* Short task *
Skip every picture and transcribe the remaining material exactly.

* Exercise material *
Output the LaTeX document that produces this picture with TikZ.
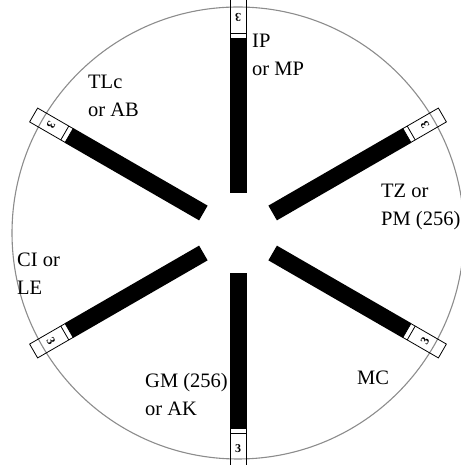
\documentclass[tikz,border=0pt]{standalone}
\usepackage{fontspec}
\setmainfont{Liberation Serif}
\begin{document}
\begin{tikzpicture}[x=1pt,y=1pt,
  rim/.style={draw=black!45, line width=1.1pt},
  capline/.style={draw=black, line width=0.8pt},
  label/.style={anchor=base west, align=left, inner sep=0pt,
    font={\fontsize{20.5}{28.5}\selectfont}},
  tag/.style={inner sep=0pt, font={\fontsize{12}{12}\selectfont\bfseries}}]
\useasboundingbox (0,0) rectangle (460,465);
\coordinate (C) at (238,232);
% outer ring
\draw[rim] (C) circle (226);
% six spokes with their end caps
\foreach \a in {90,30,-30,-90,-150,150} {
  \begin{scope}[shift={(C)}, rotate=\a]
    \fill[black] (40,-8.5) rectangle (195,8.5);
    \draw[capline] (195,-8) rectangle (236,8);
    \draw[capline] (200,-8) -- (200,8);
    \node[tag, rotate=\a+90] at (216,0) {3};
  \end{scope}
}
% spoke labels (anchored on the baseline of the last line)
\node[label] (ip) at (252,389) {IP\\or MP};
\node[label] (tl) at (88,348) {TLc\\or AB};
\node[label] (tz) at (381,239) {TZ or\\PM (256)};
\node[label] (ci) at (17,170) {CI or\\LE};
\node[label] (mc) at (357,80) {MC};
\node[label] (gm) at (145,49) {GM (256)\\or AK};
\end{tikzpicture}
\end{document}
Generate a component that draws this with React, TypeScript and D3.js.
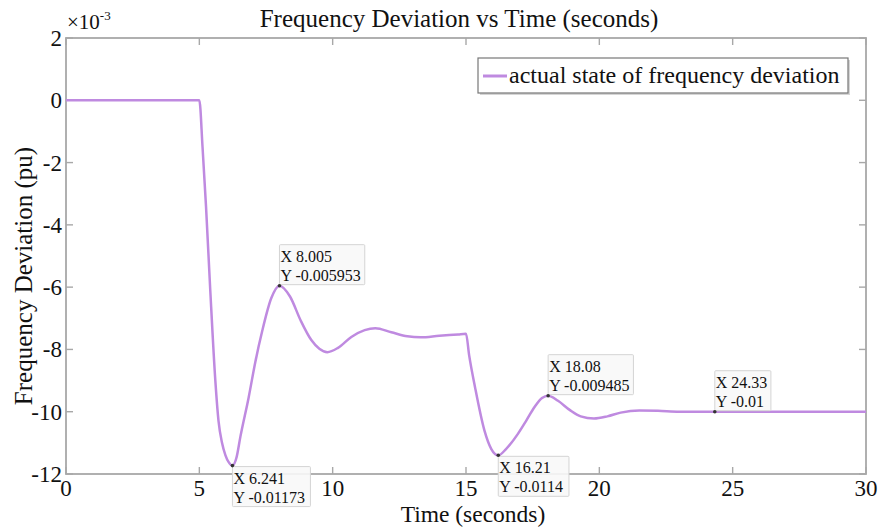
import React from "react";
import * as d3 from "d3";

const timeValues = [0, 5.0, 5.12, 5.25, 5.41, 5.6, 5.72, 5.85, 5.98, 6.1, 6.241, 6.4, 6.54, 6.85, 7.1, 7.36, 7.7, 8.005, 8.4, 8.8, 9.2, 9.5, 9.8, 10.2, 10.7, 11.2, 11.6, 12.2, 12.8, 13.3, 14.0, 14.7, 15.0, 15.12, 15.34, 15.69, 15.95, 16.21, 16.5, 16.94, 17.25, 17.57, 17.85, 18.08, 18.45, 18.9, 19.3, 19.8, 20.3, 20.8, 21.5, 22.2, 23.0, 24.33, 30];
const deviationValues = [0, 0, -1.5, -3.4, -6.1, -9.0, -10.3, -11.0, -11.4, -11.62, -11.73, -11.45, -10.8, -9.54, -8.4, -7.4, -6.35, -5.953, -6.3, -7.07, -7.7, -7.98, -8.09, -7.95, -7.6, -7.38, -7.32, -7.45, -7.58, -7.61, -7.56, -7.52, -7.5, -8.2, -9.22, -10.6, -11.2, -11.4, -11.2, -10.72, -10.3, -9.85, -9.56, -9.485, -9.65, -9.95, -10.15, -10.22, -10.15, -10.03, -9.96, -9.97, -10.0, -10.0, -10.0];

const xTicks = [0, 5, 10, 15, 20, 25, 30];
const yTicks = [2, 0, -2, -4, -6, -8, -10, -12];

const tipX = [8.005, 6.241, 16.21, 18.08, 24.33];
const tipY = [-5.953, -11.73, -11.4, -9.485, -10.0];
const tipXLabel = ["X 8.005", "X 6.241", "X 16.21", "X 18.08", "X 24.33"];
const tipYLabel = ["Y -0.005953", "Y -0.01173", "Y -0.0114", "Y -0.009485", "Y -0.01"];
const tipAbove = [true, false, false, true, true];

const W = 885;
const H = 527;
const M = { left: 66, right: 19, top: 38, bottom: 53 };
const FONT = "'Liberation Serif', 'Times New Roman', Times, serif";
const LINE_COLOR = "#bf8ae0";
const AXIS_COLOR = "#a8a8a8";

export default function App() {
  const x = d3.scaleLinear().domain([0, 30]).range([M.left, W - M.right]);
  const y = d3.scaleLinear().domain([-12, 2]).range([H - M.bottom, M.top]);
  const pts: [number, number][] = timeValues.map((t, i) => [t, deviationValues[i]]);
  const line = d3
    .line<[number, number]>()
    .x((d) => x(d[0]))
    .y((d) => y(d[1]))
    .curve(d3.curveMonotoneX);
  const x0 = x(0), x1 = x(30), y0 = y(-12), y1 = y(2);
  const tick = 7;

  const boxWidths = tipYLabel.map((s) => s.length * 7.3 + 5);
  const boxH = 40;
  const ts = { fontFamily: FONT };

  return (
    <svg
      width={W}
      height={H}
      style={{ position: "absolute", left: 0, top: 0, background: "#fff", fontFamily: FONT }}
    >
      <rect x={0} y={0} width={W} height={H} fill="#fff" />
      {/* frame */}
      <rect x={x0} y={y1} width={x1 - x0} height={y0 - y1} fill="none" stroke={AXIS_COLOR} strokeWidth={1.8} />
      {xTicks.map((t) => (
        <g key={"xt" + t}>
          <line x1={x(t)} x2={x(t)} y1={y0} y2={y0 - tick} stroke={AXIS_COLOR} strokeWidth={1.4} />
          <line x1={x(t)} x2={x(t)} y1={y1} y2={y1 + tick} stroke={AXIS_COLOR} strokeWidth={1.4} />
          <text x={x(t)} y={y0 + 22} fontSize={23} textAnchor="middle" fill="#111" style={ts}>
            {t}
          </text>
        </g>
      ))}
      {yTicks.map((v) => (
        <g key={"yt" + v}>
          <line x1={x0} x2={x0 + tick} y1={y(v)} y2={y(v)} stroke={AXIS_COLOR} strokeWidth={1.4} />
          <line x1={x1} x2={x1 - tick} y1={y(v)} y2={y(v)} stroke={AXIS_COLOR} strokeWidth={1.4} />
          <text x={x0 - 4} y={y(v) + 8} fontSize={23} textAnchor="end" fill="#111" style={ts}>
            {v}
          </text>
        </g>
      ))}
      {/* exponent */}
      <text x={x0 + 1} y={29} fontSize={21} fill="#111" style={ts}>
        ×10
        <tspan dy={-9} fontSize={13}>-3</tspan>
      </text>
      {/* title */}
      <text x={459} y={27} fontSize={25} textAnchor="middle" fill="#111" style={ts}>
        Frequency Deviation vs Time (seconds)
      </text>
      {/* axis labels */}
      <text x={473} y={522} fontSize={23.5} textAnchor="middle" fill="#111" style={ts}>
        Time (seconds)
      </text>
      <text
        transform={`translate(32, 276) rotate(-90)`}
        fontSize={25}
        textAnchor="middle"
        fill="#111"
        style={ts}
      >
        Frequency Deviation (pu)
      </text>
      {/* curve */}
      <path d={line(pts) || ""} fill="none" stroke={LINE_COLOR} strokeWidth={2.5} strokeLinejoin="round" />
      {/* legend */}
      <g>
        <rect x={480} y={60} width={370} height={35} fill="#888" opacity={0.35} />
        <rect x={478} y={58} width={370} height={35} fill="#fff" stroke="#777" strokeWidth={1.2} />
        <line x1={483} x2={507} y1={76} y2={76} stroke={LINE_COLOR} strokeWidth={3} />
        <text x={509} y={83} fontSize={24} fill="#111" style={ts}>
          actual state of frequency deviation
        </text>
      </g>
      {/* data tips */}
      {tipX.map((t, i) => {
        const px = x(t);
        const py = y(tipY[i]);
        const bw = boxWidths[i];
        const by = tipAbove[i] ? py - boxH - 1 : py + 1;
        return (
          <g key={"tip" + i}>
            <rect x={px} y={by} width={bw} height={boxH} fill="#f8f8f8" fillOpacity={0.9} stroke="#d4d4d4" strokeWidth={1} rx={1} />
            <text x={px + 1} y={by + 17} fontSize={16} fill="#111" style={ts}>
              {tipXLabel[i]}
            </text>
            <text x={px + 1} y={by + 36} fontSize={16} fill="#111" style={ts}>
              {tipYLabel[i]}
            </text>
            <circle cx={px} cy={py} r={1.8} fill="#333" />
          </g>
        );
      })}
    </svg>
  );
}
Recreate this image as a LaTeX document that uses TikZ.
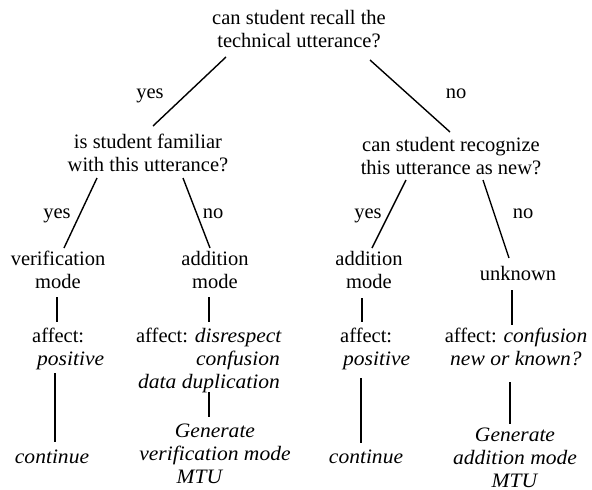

* Answer to this exercise *
Output the LaTeX document that produces this picture with TikZ.
\documentclass[tikz,border=0pt]{standalone}
\usepackage{fontspec}
\setmainfont{Liberation Serif}
\begin{document}
\begin{tikzpicture}[x=1pt,y=1pt,
  rim/.style={draw=black!45, line width=1.1pt},
  capline/.style={draw=black, line width=0.8pt},
  label/.style={anchor=base west, align=left, inner sep=0pt,
    font={\fontsize{20.5}{28.5}\selectfont}},
  tag/.style={inner sep=0pt, font={\fontsize{12}{12}\selectfont\bfseries}}]
\useasboundingbox (0,0) rectangle (460,465);
\coordinate (C) at (238,232);
% outer ring
\draw[rim] (C) circle (226);
% six spokes with their end caps
\foreach \a in {90,30,-30,-90,-150,150} {
  \begin{scope}[shift={(C)}, rotate=\a]
    \fill[black] (40,-8.5) rectangle (195,8.5);
    \draw[capline] (195,-8) rectangle (236,8);
    \draw[capline] (200,-8) -- (200,8);
    \node[tag, rotate=\a+90] at (216,0) {3};
  \end{scope}
}
% spoke labels (anchored on the baseline of the last line)
\node[label] (ip) at (252,389) {IP\\or MP};
\node[label] (tl) at (88,348) {TLc\\or AB};
\node[label] (tz) at (381,239) {TZ or\\PM (256)};
\node[label] (ci) at (17,170) {CI or\\LE};
\node[label] (mc) at (357,80) {MC};
\node[label] (gm) at (145,49) {GM (256)\\or AK};
\end{tikzpicture}
\end{document}
Generate a component that draws this with React, TypeScript and D3.js.
import React from "react";
import * as d3 from "d3";

const timeValues = [0, 5.0, 5.12, 5.25, 5.41, 5.6, 5.72, 5.85, 5.98, 6.1, 6.241, 6.4, 6.54, 6.85, 7.1, 7.36, 7.7, 8.005, 8.4, 8.8, 9.2, 9.5, 9.8, 10.2, 10.7, 11.2, 11.6, 12.2, 12.8, 13.3, 14.0, 14.7, 15.0, 15.12, 15.34, 15.69, 15.95, 16.21, 16.5, 16.94, 17.25, 17.57, 17.85, 18.08, 18.45, 18.9, 19.3, 19.8, 20.3, 20.8, 21.5, 22.2, 23.0, 24.33, 30];
const deviationValues = [0, 0, -1.5, -3.4, -6.1, -9.0, -10.3, -11.0, -11.4, -11.62, -11.73, -11.45, -10.8, -9.54, -8.4, -7.4, -6.35, -5.953, -6.3, -7.07, -7.7, -7.98, -8.09, -7.95, -7.6, -7.38, -7.32, -7.45, -7.58, -7.61, -7.56, -7.52, -7.5, -8.2, -9.22, -10.6, -11.2, -11.4, -11.2, -10.72, -10.3, -9.85, -9.56, -9.485, -9.65, -9.95, -10.15, -10.22, -10.15, -10.03, -9.96, -9.97, -10.0, -10.0, -10.0];

const xTicks = [0, 5, 10, 15, 20, 25, 30];
const yTicks = [2, 0, -2, -4, -6, -8, -10, -12];

const tipX = [8.005, 6.241, 16.21, 18.08, 24.33];
const tipY = [-5.953, -11.73, -11.4, -9.485, -10.0];
const tipXLabel = ["X 8.005", "X 6.241", "X 16.21", "X 18.08", "X 24.33"];
const tipYLabel = ["Y -0.005953", "Y -0.01173", "Y -0.0114", "Y -0.009485", "Y -0.01"];
const tipAbove = [true, false, false, true, true];

const W = 885;
const H = 527;
const M = { left: 66, right: 19, top: 38, bottom: 53 };
const FONT = "'Liberation Serif', 'Times New Roman', Times, serif";
const LINE_COLOR = "#bf8ae0";
const AXIS_COLOR = "#a8a8a8";

export default function App() {
  const x = d3.scaleLinear().domain([0, 30]).range([M.left, W - M.right]);
  const y = d3.scaleLinear().domain([-12, 2]).range([H - M.bottom, M.top]);
  const pts: [number, number][] = timeValues.map((t, i) => [t, deviationValues[i]]);
  const line = d3
    .line<[number, number]>()
    .x((d) => x(d[0]))
    .y((d) => y(d[1]))
    .curve(d3.curveMonotoneX);
  const x0 = x(0), x1 = x(30), y0 = y(-12), y1 = y(2);
  const tick = 7;

  const boxWidths = tipYLabel.map((s) => s.length * 7.3 + 5);
  const boxH = 40;
  const ts = { fontFamily: FONT };

  return (
    <svg
      width={W}
      height={H}
      style={{ position: "absolute", left: 0, top: 0, background: "#fff", fontFamily: FONT }}
    >
      <rect x={0} y={0} width={W} height={H} fill="#fff" />
      {/* frame */}
      <rect x={x0} y={y1} width={x1 - x0} height={y0 - y1} fill="none" stroke={AXIS_COLOR} strokeWidth={1.8} />
      {xTicks.map((t) => (
        <g key={"xt" + t}>
          <line x1={x(t)} x2={x(t)} y1={y0} y2={y0 - tick} stroke={AXIS_COLOR} strokeWidth={1.4} />
          <line x1={x(t)} x2={x(t)} y1={y1} y2={y1 + tick} stroke={AXIS_COLOR} strokeWidth={1.4} />
          <text x={x(t)} y={y0 + 22} fontSize={23} textAnchor="middle" fill="#111" style={ts}>
            {t}
          </text>
        </g>
      ))}
      {yTicks.map((v) => (
        <g key={"yt" + v}>
          <line x1={x0} x2={x0 + tick} y1={y(v)} y2={y(v)} stroke={AXIS_COLOR} strokeWidth={1.4} />
          <line x1={x1} x2={x1 - tick} y1={y(v)} y2={y(v)} stroke={AXIS_COLOR} strokeWidth={1.4} />
          <text x={x0 - 4} y={y(v) + 8} fontSize={23} textAnchor="end" fill="#111" style={ts}>
            {v}
          </text>
        </g>
      ))}
      {/* exponent */}
      <text x={x0 + 1} y={29} fontSize={21} fill="#111" style={ts}>
        ×10
        <tspan dy={-9} fontSize={13}>-3</tspan>
      </text>
      {/* title */}
      <text x={459} y={27} fontSize={25} textAnchor="middle" fill="#111" style={ts}>
        Frequency Deviation vs Time (seconds)
      </text>
      {/* axis labels */}
      <text x={473} y={522} fontSize={23.5} textAnchor="middle" fill="#111" style={ts}>
        Time (seconds)
      </text>
      <text
        transform={`translate(32, 276) rotate(-90)`}
        fontSize={25}
        textAnchor="middle"
        fill="#111"
        style={ts}
      >
        Frequency Deviation (pu)
      </text>
      {/* curve */}
      <path d={line(pts) || ""} fill="none" stroke={LINE_COLOR} strokeWidth={2.5} strokeLinejoin="round" />
      {/* legend */}
      <g>
        <rect x={480} y={60} width={370} height={35} fill="#888" opacity={0.35} />
        <rect x={478} y={58} width={370} height={35} fill="#fff" stroke="#777" strokeWidth={1.2} />
        <line x1={483} x2={507} y1={76} y2={76} stroke={LINE_COLOR} strokeWidth={3} />
        <text x={509} y={83} fontSize={24} fill="#111" style={ts}>
          actual state of frequency deviation
        </text>
      </g>
      {/* data tips */}
      {tipX.map((t, i) => {
        const px = x(t);
        const py = y(tipY[i]);
        const bw = boxWidths[i];
        const by = tipAbove[i] ? py - boxH - 1 : py + 1;
        return (
          <g key={"tip" + i}>
            <rect x={px} y={by} width={bw} height={boxH} fill="#f8f8f8" fillOpacity={0.9} stroke="#d4d4d4" strokeWidth={1} rx={1} />
            <text x={px + 1} y={by + 17} fontSize={16} fill="#111" style={ts}>
              {tipXLabel[i]}
            </text>
            <text x={px + 1} y={by + 36} fontSize={16} fill="#111" style={ts}>
              {tipYLabel[i]}
            </text>
            <circle cx={px} cy={py} r={1.8} fill="#333" />
          </g>
        );
      })}
    </svg>
  );
}
Recreate this image as a LaTeX document that uses TikZ.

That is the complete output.